“Wasn’t that good to care about”: why Ray Charles resented Elvis Presley

Ever since he found fame cutting his first singles in Tennesse’s Sun Studios in 1954, Memphis’ Elvis Presley swiftly found himself deified as an icon of 20th-century pop culture, afforded the mantle ‘King of Rock and Roll’ joining the ranks of one of the biggest selling artists of all time. While no one disputes some authentic connection to the gospel and blues that filled his youth growing up in Mississippi’s predominately poor and Black Tupelo neighbourhood, the dizzying success of the young white singer has caused frustration at best among the Black community whose stars navigated a far more fraught road to fame.

Quite happy to make his feelings known on the so-called ‘King’ was Georgian jazz and soul singer Ray Charles. Interviewed by NBC’s Bob Costas in 1994, Charles confessed some resentment at the adulation thrown at Presley: “It wasn’t that good to care about… I got in trouble because one guy asked me this question, and I said, ‘The King of what?’. He got mad at me. I don’t think of Elvis like that because I know too many artists that are far greater than Elvis”.

The merits of Presley’s swift rise at barely 20 years old provokes a range of opinions among some of Black music’s biggest names. Filmmaker and consultant on Baz Luhrmann’s Elvis biopic Nelson George interviewed several Black individuals who grew up in the same Memphis area who all seemed to corroborate the view that he was an outlier as a young white kid, occasionally heading to East Trigg Avenue Baptist Church to witness Rev Herbert Brewster’s stirring sermons at odds with the Jim Crow mores of the era.

BB King, too, expressed fond reverence for Presley, first meeting in the studio early on in their career and Presley later helping secure King shows. He offered a conciliatory note in his 1996 autobiography Blues All Around Me: “Elvis didn’t steal any music from anyone. He just had his own interpretation of the music he’d grown up on, same is true for everyone. I think Elvis had integrity.”

Long before Chuck D spat the immortal barb “Elvis was a hero to most” line from Public Enemy’s ‘Fight the Power‘, later lifted on Bob Vylan’s equally belligerent ‘Take That’, Presley was already a dirty word in the music biz. Little Richard, who also had gripes with Pat Boone following his ‘Tutti Frutti’ cover, was on record for suggesting their respective careers were amplified tenfold by their whiteness, telling Rolling Stone in 1990: “If I was white, I’d be able to sit on top of the White House! A lot of things they would do for Elvis and Pat Boone, they wouldn’t do for me.”

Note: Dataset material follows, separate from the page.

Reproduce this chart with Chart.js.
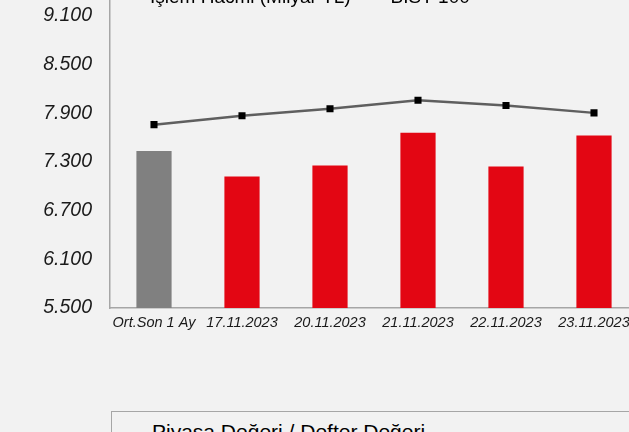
<!DOCTYPE html>
<html>
<head>
<meta charset="utf-8">
<script src="https://cdn.jsdelivr.net/npm/chart.js@4"></script>
<style>
  html, body { margin: 0; padding: 0; background: #f2f2f2; overflow: hidden; width: 629px; height: 432px; }
  #chart { position: absolute; left: 0; top: -30px; }
  .pdbox { position: absolute; left: 111px; top: 411px; width: 600px; height: 60px; border: 1px solid #a6a6a6; background: #f2f2f2; }
  .pdbox span { position: absolute; left: 40px; top: 8px; font: 21px "Liberation Sans", Arial, sans-serif; line-height: 23px; color: #000; white-space: nowrap; }
</style>
</head>
<body>
<canvas id="chart" width="660" height="462"></canvas>
<div class="pdbox"><span>Piyasa Değeri / Defter Değeri</span></div>
<script>
var categories = ["Ort.Son 1 Ay", "17.11.2023", "20.11.2023", "21.11.2023", "22.11.2023", "23.11.2023"];
var islem_hacmi = [7435, 7120, 7255, 7660, 7245, 7625];
var bist100 = [7760, 7870, 7955, 8060, 7995, 7905];
var y_min = 5500, y_max = 9300, y_step = 600;

var bar_colors = [];
for (i = 0; i < categories.length; i++) {
    bar_colors.push(i == 0 ? "#808080" : "#e30613");
}

// legend sits over the top of the plot, so let its clip box reach down a bit
var legendClip = {
    id: "legendClip",
    afterLayout: function (chart) {
        chart.legend.bottom += 15;
        chart.legend.height += 15;
    }
};

var ctx = document.getElementById("chart");
var myChart = new Chart(ctx, {
    data: {
        labels: categories,
        datasets: [{
            type: "bar",
            label: "İşlem Hacmi (Milyar TL)",
            data: islem_hacmi,
            backgroundColor: bar_colors,
            borderWidth: 0,
            categoryPercentage: 1,
            barPercentage: 0.4,
            order: 1
        }, {
            type: "line",
            label: "BIST 100",
            data: bist100,
            borderColor: "#5f5f5f",
            borderWidth: 2.5,
            pointStyle: "rect",
            pointRadius: 5,
            pointBackgroundColor: "#000",
            pointBorderColor: "#000",
            pointBorderWidth: 0,
            order: 0
        }]
    },
    plugins: [legendClip],
    options: {
        responsive: false,
        devicePixelRatio: 1,
        animation: false,
        layout: { padding: { left: 0, right: 22, top: 16, bottom: 94 } },
        plugins: {
            tooltip: { enabled: false },
            legend: {
                position: "top",
                align: "start",
                fullSize: false,
                maxHeight: 12,
                reverse: true,
                labels: {
                    padding: 1,
                    boxWidth: 29.5,
                    boxHeight: 0,
                    color: "#000",
                    font: { family: "'Liberation Sans', Arial", size: 19, lineHeight: 1 }
                }
            }
        },
        scales: {
            x: {
                grid: { display: false, drawTicks: false },
                border: { color: "#a6a6a6", width: 1.5 },
                ticks: {
                    color: "#1a1a1a",
                    padding: 6,
                    maxRotation: 0,
                    autoSkip: false,
                    font: { family: "'Liberation Sans', Arial", size: 14.5, style: "italic" }
                },
                afterFit: function (scale) { scale.height = 30; }
            },
            y: {
                min: y_min,
                max: y_max,
                grid: { display: false, drawTicks: false },
                border: { color: "#a6a6a6", width: 1.5 },
                ticks: {
                    padding: 18,
                    color: "#1a1a1a",
                    font: { family: "'Liberation Sans', Arial", size: 19.5, style: "italic" },
                    callback: function (v) { return (v / 1000).toFixed(3); }
                },
                afterBuildTicks: function (scale) {
                    var t = [];
                    for (v = y_min; v <= y_max; v += y_step) t.push({ value: v });
                    scale.ticks = t;
                },
                afterFit: function (scale) { scale.width = 110; }
            }
        }
    }
});
</script>
</body>
</html>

“He was a person who came along at the right time when he was a white kid that could do his rock ‘n’ roll and rhythm and blues…”

Ray charles

Nobody harboured contempt for Presley as much as raucous blues singer Big Mama Thornton. First recording Jerry Leiber and Mike Stoller’s ‘Hound Dog’ written especially for her, the lyrical lambast of exploitative men sold 500,000 as opposed to Presley’s later millions, Thornton claiming to have received a cheque for $500 and nothing more. She would routinely preface her performances of ‘Hound Dog’ with rebukes against the “King”, and on occasions turn to her drummer and quip “This ain’t no Elvis Presley song, son,” before taking over and performing the rest of the song behind the kit.

Presley had the talent, the moves, and an honest reverence for the blues and R&B that shaped him, but a racist Middle America who saw the Black Man’s music innately subversive and a threat to white, mainstream values absolutely afforded Presley international stardom and cultural esteem his infinitely more talented Black peers and pioneers only dreamed of. This conservativism that repackaged rock and roll’s Black foundations as plantable to whites would later find an eager recruit in Presley. Alienated by the counterculture’s social radicalism and playing to very white Las Vegas audiences far removed from his appropriated heritage, Presley initiated a bizarre meeting with President Richard Nixon to offer his services in combating “anti-Americanism”, seemingly comprised of The Beatles, communists, and notably, the Black Panthers.

Charles succinctly articulated the double standards buried in the American music industry as well as broader society: “…he was a person who came along at the right time when he was a white kid that could do his rock ‘n’ roll and rhythm and blues… and the girls could swoon over him. Nat Cole got in trouble in Alabama when the women swooned over him, got put out of town”.

He concluded: “…Black people were going out shaking their behinds for centuries, what the hell’s unusual about shaking his hips and stuff, and that’s all Elvis was doing with copying that.. .he was doing our kind of music, doing the Willie Mae (Big Mama) Thornton and ‘Jailhouse Rock’, that’s Black music, so what the hell am I supposed to get so excited about man?”